## TASK
The records below must be output exactly, without pictures.

Extracted records

====

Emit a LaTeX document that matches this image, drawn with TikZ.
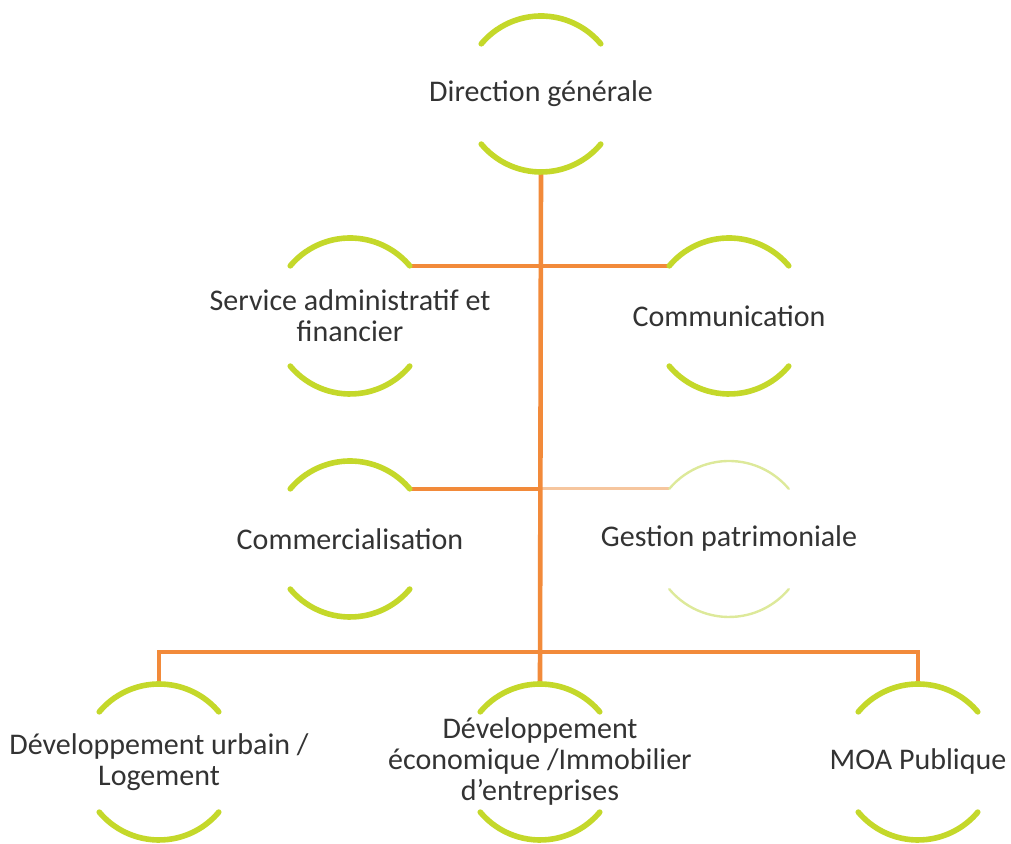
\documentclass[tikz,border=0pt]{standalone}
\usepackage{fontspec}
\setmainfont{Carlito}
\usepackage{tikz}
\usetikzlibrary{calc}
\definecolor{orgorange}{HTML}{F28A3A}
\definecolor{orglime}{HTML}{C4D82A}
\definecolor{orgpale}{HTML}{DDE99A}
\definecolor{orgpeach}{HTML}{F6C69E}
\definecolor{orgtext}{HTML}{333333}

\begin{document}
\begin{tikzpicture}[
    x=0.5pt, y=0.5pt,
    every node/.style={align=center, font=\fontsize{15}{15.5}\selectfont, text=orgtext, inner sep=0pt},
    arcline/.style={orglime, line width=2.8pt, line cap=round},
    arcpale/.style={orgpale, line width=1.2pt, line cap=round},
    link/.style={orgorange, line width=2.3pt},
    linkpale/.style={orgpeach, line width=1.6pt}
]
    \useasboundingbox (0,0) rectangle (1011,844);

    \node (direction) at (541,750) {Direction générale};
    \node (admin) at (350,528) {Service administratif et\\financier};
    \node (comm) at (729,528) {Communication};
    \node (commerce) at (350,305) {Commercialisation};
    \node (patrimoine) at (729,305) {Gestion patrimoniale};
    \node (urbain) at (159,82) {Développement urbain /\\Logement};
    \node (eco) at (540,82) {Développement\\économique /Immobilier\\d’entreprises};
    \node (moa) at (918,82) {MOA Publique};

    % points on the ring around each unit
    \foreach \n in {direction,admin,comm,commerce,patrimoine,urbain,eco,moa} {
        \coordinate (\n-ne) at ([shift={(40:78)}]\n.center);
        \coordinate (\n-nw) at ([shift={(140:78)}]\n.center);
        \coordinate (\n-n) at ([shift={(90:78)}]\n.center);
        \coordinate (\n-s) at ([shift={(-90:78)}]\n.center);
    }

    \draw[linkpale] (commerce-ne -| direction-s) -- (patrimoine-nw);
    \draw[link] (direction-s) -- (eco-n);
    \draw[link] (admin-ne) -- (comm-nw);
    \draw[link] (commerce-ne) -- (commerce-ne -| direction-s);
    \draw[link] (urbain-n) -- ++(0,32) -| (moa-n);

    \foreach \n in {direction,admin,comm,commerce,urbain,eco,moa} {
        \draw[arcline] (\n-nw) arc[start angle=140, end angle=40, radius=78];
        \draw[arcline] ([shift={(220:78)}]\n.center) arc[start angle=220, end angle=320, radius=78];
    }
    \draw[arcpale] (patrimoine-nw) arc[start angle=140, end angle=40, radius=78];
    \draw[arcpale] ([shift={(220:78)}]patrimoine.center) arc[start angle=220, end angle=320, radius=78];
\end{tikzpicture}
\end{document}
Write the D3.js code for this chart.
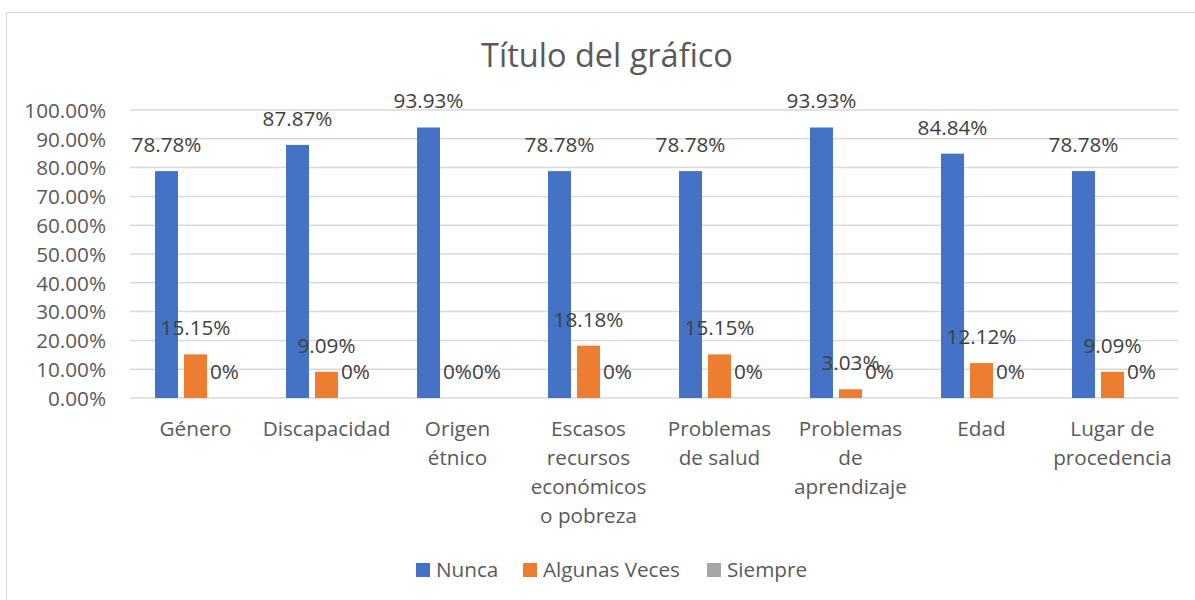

====

## IN RESPONSE
Emit a LaTeX document that matches this image, drawn with TikZ.
\documentclass[tikz,border=0pt]{standalone}
\usepackage{fontspec}
\setmainfont{Carlito}
\usepackage{tikz}
\usetikzlibrary{calc}
\definecolor{orgorange}{HTML}{F28A3A}
\definecolor{orglime}{HTML}{C4D82A}
\definecolor{orgpale}{HTML}{DDE99A}
\definecolor{orgpeach}{HTML}{F6C69E}
\definecolor{orgtext}{HTML}{333333}

\begin{document}
\begin{tikzpicture}[
    x=0.5pt, y=0.5pt,
    every node/.style={align=center, font=\fontsize{15}{15.5}\selectfont, text=orgtext, inner sep=0pt},
    arcline/.style={orglime, line width=2.8pt, line cap=round},
    arcpale/.style={orgpale, line width=1.2pt, line cap=round},
    link/.style={orgorange, line width=2.3pt},
    linkpale/.style={orgpeach, line width=1.6pt}
]
    \useasboundingbox (0,0) rectangle (1011,844);

    \node (direction) at (541,750) {Direction générale};
    \node (admin) at (350,528) {Service administratif et\\financier};
    \node (comm) at (729,528) {Communication};
    \node (commerce) at (350,305) {Commercialisation};
    \node (patrimoine) at (729,305) {Gestion patrimoniale};
    \node (urbain) at (159,82) {Développement urbain /\\Logement};
    \node (eco) at (540,82) {Développement\\économique /Immobilier\\d’entreprises};
    \node (moa) at (918,82) {MOA Publique};

    % points on the ring around each unit
    \foreach \n in {direction,admin,comm,commerce,patrimoine,urbain,eco,moa} {
        \coordinate (\n-ne) at ([shift={(40:78)}]\n.center);
        \coordinate (\n-nw) at ([shift={(140:78)}]\n.center);
        \coordinate (\n-n) at ([shift={(90:78)}]\n.center);
        \coordinate (\n-s) at ([shift={(-90:78)}]\n.center);
    }

    \draw[linkpale] (commerce-ne -| direction-s) -- (patrimoine-nw);
    \draw[link] (direction-s) -- (eco-n);
    \draw[link] (admin-ne) -- (comm-nw);
    \draw[link] (commerce-ne) -- (commerce-ne -| direction-s);
    \draw[link] (urbain-n) -- ++(0,32) -| (moa-n);

    \foreach \n in {direction,admin,comm,commerce,urbain,eco,moa} {
        \draw[arcline] (\n-nw) arc[start angle=140, end angle=40, radius=78];
        \draw[arcline] ([shift={(220:78)}]\n.center) arc[start angle=220, end angle=320, radius=78];
    }
    \draw[arcpale] (patrimoine-nw) arc[start angle=140, end angle=40, radius=78];
    \draw[arcpale] ([shift={(220:78)}]patrimoine.center) arc[start angle=220, end angle=320, radius=78];
\end{tikzpicture}
\end{document}
Write the D3.js code for this chart.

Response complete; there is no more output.